DESCRIPTION OF THE TASK.
In this exercise, the entries below include pictures. Repeat exactly the lines from the line with "Recreate this image" to the line with "(12.5,12.5) rectangle (1090.5,536);", including both, but without the pictures.

INPUT.
*-*-*

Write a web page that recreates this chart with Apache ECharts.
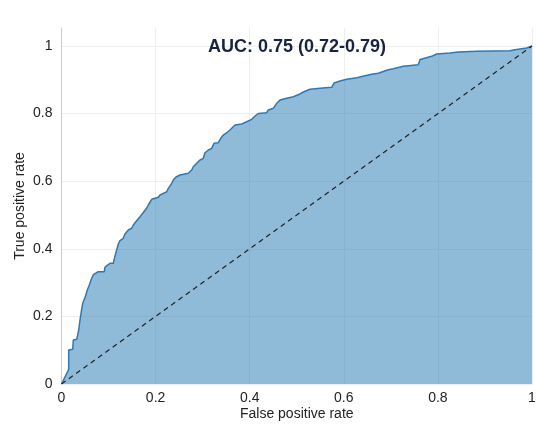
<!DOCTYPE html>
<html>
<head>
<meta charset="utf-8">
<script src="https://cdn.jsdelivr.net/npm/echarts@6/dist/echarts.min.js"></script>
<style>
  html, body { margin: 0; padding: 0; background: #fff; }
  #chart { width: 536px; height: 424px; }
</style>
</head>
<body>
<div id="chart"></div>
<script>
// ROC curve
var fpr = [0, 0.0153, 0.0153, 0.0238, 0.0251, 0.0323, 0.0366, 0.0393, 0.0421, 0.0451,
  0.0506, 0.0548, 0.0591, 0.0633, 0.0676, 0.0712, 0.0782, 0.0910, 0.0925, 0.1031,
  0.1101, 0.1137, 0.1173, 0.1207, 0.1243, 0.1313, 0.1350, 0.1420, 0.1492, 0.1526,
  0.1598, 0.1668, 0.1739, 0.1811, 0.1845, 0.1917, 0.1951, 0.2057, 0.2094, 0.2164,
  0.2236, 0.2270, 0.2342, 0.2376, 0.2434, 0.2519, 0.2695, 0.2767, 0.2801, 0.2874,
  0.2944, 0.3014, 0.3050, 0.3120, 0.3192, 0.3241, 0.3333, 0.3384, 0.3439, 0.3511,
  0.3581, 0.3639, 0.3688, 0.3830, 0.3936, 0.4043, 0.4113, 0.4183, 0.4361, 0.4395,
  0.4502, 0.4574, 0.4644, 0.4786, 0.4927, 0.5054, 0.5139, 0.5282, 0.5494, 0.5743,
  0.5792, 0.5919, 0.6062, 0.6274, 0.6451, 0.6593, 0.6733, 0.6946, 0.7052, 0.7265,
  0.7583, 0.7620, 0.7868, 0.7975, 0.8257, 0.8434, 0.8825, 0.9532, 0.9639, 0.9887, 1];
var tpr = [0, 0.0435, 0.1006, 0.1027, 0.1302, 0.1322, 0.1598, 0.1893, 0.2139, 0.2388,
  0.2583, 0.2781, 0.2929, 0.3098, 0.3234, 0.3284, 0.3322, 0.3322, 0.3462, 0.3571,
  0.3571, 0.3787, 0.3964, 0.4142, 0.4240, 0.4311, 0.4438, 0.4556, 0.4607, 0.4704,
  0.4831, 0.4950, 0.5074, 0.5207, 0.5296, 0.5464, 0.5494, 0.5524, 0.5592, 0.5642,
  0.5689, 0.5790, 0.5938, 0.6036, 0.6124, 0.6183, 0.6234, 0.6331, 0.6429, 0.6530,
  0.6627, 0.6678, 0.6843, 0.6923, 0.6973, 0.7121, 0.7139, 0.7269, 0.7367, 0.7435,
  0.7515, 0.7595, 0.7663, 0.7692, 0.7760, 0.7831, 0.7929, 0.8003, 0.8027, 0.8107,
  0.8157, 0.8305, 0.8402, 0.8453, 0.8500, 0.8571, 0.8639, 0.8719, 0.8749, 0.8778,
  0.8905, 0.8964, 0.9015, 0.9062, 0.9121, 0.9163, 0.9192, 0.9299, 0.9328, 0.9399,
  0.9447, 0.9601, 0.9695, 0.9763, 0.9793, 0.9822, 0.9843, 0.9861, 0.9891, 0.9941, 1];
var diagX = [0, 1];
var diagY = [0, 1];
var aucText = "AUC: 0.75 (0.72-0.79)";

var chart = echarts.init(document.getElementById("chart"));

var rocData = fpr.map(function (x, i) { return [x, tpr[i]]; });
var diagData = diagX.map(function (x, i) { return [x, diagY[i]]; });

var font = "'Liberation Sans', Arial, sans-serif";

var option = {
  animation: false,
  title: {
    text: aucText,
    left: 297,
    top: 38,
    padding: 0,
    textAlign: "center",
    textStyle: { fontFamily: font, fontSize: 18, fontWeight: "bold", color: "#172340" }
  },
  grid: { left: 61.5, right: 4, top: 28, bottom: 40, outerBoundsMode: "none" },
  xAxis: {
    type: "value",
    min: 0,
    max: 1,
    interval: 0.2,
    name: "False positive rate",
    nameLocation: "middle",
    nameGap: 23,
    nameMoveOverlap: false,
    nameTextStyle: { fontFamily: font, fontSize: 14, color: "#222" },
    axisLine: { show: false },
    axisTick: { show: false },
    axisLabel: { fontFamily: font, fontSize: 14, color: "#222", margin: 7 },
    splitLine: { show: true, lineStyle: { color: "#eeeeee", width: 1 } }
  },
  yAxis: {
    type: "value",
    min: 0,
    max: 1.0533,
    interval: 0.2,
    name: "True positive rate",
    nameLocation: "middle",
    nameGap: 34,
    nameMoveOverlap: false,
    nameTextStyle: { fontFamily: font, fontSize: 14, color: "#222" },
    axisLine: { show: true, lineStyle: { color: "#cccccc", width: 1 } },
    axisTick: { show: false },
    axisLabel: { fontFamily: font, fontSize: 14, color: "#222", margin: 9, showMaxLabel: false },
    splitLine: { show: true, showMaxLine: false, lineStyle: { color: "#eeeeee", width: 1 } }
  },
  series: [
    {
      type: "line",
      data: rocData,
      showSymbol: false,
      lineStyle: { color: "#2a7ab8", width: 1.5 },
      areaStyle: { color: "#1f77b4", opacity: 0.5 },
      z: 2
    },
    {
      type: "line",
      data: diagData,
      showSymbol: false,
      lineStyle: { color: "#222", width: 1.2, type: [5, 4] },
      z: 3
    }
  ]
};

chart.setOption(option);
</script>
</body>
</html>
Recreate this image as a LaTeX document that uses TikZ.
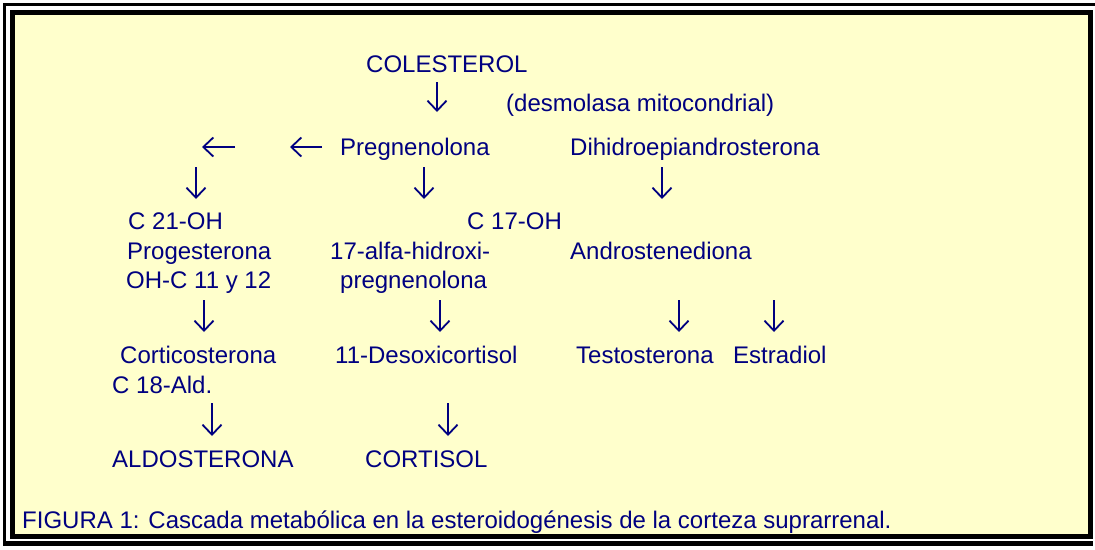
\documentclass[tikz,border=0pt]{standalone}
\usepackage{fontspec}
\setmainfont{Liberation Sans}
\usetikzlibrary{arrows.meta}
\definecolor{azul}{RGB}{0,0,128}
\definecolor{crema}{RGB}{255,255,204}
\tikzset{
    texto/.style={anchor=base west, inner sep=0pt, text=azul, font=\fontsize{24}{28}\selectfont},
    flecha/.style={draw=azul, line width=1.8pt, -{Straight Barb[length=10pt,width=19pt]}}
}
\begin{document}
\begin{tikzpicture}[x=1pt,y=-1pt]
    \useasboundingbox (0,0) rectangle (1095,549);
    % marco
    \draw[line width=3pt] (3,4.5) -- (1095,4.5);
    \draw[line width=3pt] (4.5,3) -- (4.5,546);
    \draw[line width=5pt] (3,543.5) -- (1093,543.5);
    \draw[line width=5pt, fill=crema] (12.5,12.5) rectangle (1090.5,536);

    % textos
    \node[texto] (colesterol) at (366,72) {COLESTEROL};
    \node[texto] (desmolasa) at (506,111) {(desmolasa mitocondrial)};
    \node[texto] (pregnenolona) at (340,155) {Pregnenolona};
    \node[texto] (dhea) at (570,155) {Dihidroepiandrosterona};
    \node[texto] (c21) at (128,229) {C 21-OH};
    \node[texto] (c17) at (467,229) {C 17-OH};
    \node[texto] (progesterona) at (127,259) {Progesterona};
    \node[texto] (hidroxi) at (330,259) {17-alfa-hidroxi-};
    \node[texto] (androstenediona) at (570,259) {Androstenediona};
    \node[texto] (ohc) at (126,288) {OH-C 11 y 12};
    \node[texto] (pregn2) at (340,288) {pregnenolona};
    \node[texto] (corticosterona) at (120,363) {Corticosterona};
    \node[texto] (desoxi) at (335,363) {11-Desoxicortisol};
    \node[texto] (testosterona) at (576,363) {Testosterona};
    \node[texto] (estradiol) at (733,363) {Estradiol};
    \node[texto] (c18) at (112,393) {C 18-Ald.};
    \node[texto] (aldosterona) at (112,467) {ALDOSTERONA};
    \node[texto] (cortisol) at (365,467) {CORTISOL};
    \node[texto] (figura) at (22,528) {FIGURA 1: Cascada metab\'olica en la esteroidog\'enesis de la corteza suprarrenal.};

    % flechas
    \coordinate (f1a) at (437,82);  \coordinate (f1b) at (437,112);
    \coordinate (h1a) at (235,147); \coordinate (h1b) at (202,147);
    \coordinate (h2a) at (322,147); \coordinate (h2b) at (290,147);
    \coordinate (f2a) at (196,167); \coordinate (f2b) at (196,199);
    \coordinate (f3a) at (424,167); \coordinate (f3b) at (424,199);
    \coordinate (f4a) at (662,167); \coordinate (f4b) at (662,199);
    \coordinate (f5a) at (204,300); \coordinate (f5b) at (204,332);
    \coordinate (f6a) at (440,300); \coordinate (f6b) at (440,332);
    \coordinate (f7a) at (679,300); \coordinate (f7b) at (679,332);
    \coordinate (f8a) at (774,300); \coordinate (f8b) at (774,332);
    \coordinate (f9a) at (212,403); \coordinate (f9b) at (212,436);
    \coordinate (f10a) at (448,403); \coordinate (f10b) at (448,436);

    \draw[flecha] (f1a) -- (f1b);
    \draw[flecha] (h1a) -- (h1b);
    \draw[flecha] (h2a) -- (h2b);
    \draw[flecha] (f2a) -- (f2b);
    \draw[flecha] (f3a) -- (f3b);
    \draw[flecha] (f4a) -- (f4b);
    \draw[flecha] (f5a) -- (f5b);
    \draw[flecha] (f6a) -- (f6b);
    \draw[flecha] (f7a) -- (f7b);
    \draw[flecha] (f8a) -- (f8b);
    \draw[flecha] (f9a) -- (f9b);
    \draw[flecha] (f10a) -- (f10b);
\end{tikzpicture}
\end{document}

*-*-*

FINISHED EXERCISE.
Recreate this image as a LaTeX document that uses TikZ.
\documentclass[tikz,border=0pt]{standalone}
\usepackage{fontspec}
\setmainfont{Liberation Sans}
\usetikzlibrary{arrows.meta}
\definecolor{azul}{RGB}{0,0,128}
\definecolor{crema}{RGB}{255,255,204}
\tikzset{
    texto/.style={anchor=base west, inner sep=0pt, text=azul, font=\fontsize{24}{28}\selectfont},
    flecha/.style={draw=azul, line width=1.8pt, -{Straight Barb[length=10pt,width=19pt]}}
}
\begin{document}
\begin{tikzpicture}[x=1pt,y=-1pt]
    \useasboundingbox (0,0) rectangle (1095,549);
    % marco
    \draw[line width=3pt] (3,4.5) -- (1095,4.5);
    \draw[line width=3pt] (4.5,3) -- (4.5,546);
    \draw[line width=5pt] (3,543.5) -- (1093,543.5);
    \draw[line width=5pt, fill=crema] (12.5,12.5) rectangle (1090.5,536);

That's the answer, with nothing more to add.